PROBLEM DETAILS
Your task is to output the listing word for word, with pictures excluded.

-------------------------

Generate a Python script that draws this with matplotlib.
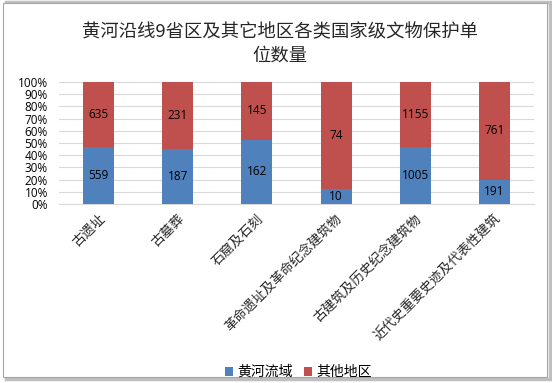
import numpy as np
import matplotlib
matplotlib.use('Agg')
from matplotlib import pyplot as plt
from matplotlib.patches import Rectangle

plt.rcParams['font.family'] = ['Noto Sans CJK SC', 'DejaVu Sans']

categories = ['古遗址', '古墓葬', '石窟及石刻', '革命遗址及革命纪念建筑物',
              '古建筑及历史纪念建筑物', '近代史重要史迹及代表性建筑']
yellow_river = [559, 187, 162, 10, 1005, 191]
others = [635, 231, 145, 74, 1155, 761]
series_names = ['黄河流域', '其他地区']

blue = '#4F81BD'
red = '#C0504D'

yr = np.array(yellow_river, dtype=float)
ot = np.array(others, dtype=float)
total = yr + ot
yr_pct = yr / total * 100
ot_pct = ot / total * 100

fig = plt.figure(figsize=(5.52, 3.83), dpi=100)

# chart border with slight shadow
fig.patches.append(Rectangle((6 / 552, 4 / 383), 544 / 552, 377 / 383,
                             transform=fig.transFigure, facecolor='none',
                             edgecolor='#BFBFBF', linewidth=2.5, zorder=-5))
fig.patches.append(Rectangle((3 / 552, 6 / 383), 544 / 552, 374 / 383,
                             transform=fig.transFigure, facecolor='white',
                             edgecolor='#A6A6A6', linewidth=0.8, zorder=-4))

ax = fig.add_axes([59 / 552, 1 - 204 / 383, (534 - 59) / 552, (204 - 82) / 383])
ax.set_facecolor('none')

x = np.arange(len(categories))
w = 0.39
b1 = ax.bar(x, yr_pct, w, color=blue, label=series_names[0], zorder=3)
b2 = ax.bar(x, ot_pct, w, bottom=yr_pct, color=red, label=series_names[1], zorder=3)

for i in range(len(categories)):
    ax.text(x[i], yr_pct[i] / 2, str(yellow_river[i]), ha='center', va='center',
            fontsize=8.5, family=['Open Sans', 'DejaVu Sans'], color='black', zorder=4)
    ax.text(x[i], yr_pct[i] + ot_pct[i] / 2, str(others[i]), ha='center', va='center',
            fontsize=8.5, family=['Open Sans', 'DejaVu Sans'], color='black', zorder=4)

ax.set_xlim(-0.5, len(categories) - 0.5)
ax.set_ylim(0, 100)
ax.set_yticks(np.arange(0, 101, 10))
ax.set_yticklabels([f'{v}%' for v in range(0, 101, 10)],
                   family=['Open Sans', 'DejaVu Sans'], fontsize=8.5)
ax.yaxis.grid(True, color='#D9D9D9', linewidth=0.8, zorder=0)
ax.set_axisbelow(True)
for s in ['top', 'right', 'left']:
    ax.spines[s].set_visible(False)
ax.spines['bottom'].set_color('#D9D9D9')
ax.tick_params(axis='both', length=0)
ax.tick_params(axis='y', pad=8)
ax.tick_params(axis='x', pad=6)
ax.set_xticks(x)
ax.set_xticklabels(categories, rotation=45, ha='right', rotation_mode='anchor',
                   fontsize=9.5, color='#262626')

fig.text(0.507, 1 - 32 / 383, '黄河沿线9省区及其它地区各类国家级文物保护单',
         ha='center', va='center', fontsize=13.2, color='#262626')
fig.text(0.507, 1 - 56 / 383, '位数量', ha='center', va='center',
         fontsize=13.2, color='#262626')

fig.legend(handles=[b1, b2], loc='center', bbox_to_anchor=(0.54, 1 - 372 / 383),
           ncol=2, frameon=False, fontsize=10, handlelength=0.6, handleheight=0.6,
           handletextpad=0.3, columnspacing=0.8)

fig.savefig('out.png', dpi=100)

-------------------------

EXERCISE ANSWER
Generate a Python script that draws this with matplotlib.
import numpy as np
import matplotlib
matplotlib.use('Agg')
from matplotlib import pyplot as plt
from matplotlib.patches import Rectangle

plt.rcParams['font.family'] = ['Noto Sans CJK SC', 'DejaVu Sans']

categories = ['古遗址', '古墓葬', '石窟及石刻', '革命遗址及革命纪念建筑物',
              '古建筑及历史纪念建筑物', '近代史重要史迹及代表性建筑']
yellow_river = [559, 187, 162, 10, 1005, 191]
others = [635, 231, 145, 74, 1155, 761]
series_names = ['黄河流域', '其他地区']

blue = '#4F81BD'
red = '#C0504D'

yr = np.array(yellow_river, dtype=float)
ot = np.array(others, dtype=float)
total = yr + ot
yr_pct = yr / total * 100
ot_pct = ot / total * 100

fig = plt.figure(figsize=(5.52, 3.83), dpi=100)

# chart border with slight shadow
fig.patches.append(Rectangle((6 / 552, 4 / 383), 544 / 552, 377 / 383,
                             transform=fig.transFigure, facecolor='none',
                             edgecolor='#BFBFBF', linewidth=2.5, zorder=-5))
fig.patches.append(Rectangle((3 / 552, 6 / 383), 544 / 552, 374 / 383,
                             transform=fig.transFigure, facecolor='white',
                             edgecolor='#A6A6A6', linewidth=0.8, zorder=-4))

ax = fig.add_axes([59 / 552, 1 - 204 / 383, (534 - 59) / 552, (204 - 82) / 383])
ax.set_facecolor('none')

x = np.arange(len(categories))
w = 0.39
b1 = ax.bar(x, yr_pct, w, color=blue, label=series_names[0], zorder=3)
b2 = ax.bar(x, ot_pct, w, bottom=yr_pct, color=red, label=series_names[1], zorder=3)

for i in range(len(categories)):
    ax.text(x[i], yr_pct[i] / 2, str(yellow_river[i]), ha='center', va='center',
            fontsize=8.5, family=['Open Sans', 'DejaVu Sans'], color='black', zorder=4)
    ax.text(x[i], yr_pct[i] + ot_pct[i] / 2, str(others[i]), ha='center', va='center',
            fontsize=8.5, family=['Open Sans', 'DejaVu Sans'], color='black', zorder=4)

ax.set_xlim(-0.5, len(categories) - 0.5)
ax.set_ylim(0, 100)
ax.set_yticks(np.arange(0, 101, 10))
ax.set_yticklabels([f'{v}%' for v in range(0, 101, 10)],
                   family=['Open Sans', 'DejaVu Sans'], fontsize=8.5)
ax.yaxis.grid(True, color='#D9D9D9', linewidth=0.8, zorder=0)
ax.set_axisbelow(True)
for s in ['top', 'right', 'left']:
    ax.spines[s].set_visible(False)
ax.spines['bottom'].set_color('#D9D9D9')
ax.tick_params(axis='both', length=0)
ax.tick_params(axis='y', pad=8)
ax.tick_params(axis='x', pad=6)
ax.set_xticks(x)
ax.set_xticklabels(categories, rotation=45, ha='right', rotation_mode='anchor',
                   fontsize=9.5, color='#262626')

fig.text(0.507, 1 - 32 / 383, '黄河沿线9省区及其它地区各类国家级文物保护单',
         ha='center', va='center', fontsize=13.2, color='#262626')
fig.text(0.507, 1 - 56 / 383, '位数量', ha='center', va='center',
         fontsize=13.2, color='#262626')

fig.legend(handles=[b1, b2], loc='center', bbox_to_anchor=(0.54, 1 - 372 / 383),
           ncol=2, frameon=False, fontsize=10, handlelength=0.6, handleheight=0.6,
           handletextpad=0.3, columnspacing=0.8)

fig.savefig('out.png', dpi=100)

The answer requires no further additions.